Just Thinking: The High Cost of Living - Is the price right?
October 2, 2013By V. Knowles

The Last White Knight was a documentary that recently aired on the Discovery Channel. The main theme was the interaction of an old member of the Ku Klux klan reconnecting with the Canadian civil rights worker whom he assaulted so many years ago. He continues to believe that Blacks are designed to be beasts of the field and servants while Whites are designated to be rulers and masters. Nevertheless, he admits that he is the last of his family to entertain such thoughts as his children do not share the same opinion.

 

 

The documentary featured a segment on Harry Belafonte, a staunch supporter of the civil rights movement, who confessed that he does not trust Mississippi, despite its racial progress, because of its violent past and his personal experiences in that state.

 

 

Additionally, there was a story of a young man who does not play soccer anymore because of an incident in Pearl, Mississippi.
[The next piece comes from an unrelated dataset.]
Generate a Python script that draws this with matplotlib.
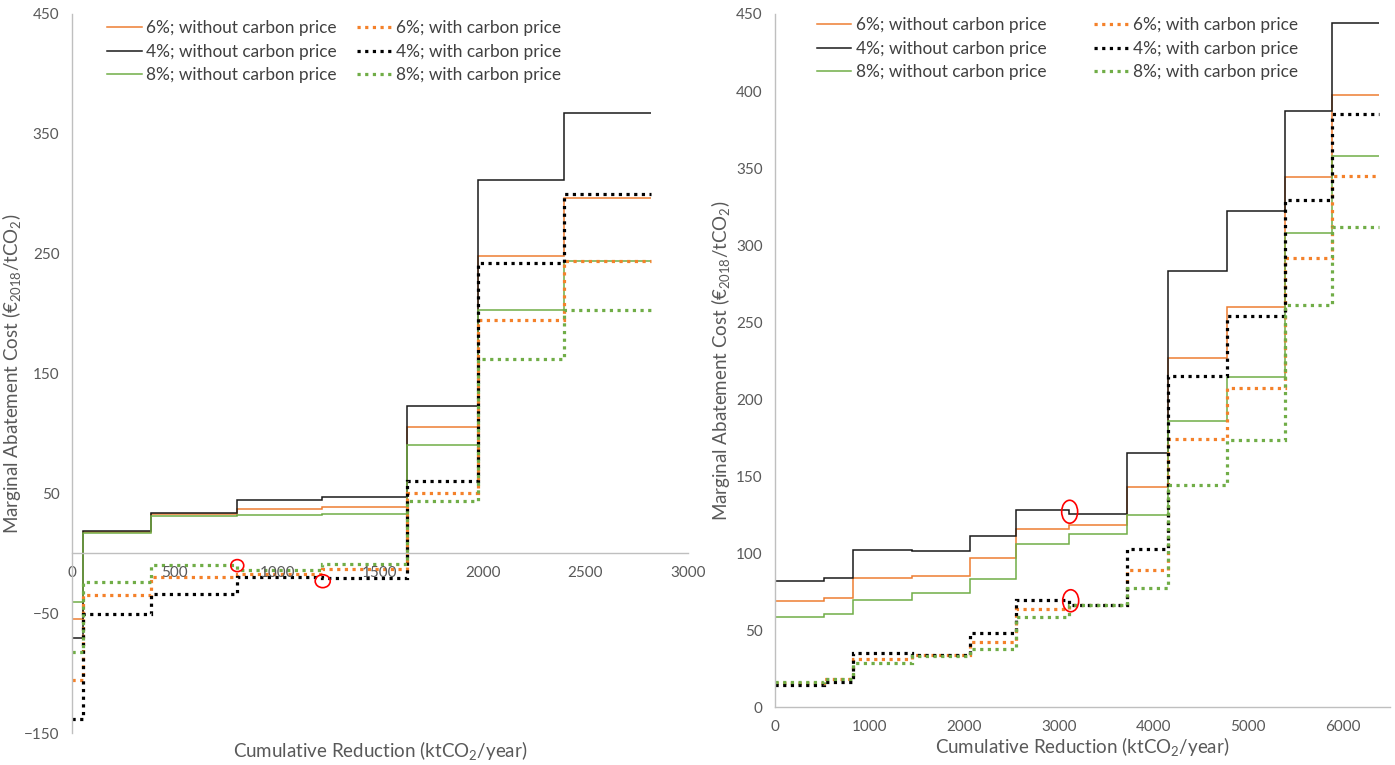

While playing a game in that town, the only black on his team, after scoring a goal, he heard cries of "Nigger, Nigger” No one, not even the referee, coach or his teammates rose to his defense and he is still bothered by that incident up to this day.

 

 

In the same report, a White supremacist lawyer defended the bombing of the church in Birmingham and the subsequent murder of the four little girls as simply an act of defense by the White race protecting its God given homeland, America, from the invading black hordes.

 

 

The mother of the Navy Yard shooter in Washington, D.C.recently apologized to the families of the victims of her son, stating that she is relieved that he is in a place where he can no longer hurt anybody. Children sometimes can cause you to bow your head in shame, despair grief and regret.

 

 

What connects the above seemingly unrelated incidents?

 

 

If you have lived on this earth any length of time or grown into adulthood, it has cost you something. Sometimes that price can be very dear and precious.

 

 

If you are reading this column, undoubtedly, you will fall into one or more of the following categories.

 

 

To move from one point to another, from childhood to maturity, from sinner to saint, life will exact or extort from you an investment or expenditure of:

 

time

 trust

desire

ambition

self respect

dignity

humanity

blood

sweat

tears

character

children

labor

hope

faith

dream

courage

freedom

victory

defeat

soul

husband

wife

life

relationships

happiness

peace of mind

joy

sanity

salvation and a son shedding his blood on a cross.

 

 

The day we walked out of the garden of Eden, life has been demanding some kind of payment to survive in this world. To do business on this earth has proven to be very costly. Indeed, the very act of birth involves hours and sometimes days in labor and pain. To feed ourselves became a matter of rigorously tilling an accursed ground and nurturing or cajoling seed into fruit by the sweat of our brow.

 

 

In the course of a lifetime, you can become very sympathetic to the statement, "dying is easy, living is hard" or the refrain of Job, "why did I not die when I came out of the womb, why did I not give up the ghost when I came out of the belly?"

 

 

To ensure our continued status as a free nation costs us the lives of our sons and daughters. Hence the expression, freedom is not free.

 

 

Even the pursuit of knowledge and education has involved an almost prohibitive levy and extreme risk.

 

On September 25, 1957, nine black students who had been forced to withdraw from Central High School because of an unruly white mob in Little Rock, Arkansas, had to be escorted to class by army soldiers.

 

 

Do you recall the young Pakistani girl who was brutally victimized after speaking out about the plight of girls and education?

 

 

We shop with abandon and glee in dollar stores marveling with delight at the bargains, unconcerned about the tremendous cost the hapless, underpaid and exploited human beings in developing countries pay to produce such trinkets.

 

 

I appreciate and understand that along the highway of life, sacrifices must be made before you arrive at your desired destination.

 

Nevertheless, there is a right and wrong price for everything. There are those who seek to uplift the human race, then there are those who seem demonically inspired to tear us down.

 

 

At the onset of the journey, you must decide which you will be.

 

 

If you really want to make a positive difference or deed a lasting uplifting legacy to the human race, take a page out of the life of Mandela, Joshua, Billy Graham and Jesus.

 

 

 

These individuals decided early on, come what may, I am prepared to declare emphatically, defiantly and plainly to life and its obstacles: "I AM WILLING TO PAY THE RIGHT PRICE.”

 

 

 

V. Knowles is a husband and father with an interest in penning issues that serve to uplift mankind. He melds his love for Classic literature, The Bible and pop culture - as sordid as it may be - into highly relatable columns of truth, faith and justice. Hence the name: Just Thinking. If he's not buried in a book or penning his next column, you may find him pinned to his sectional watching a good old Country and Western flick.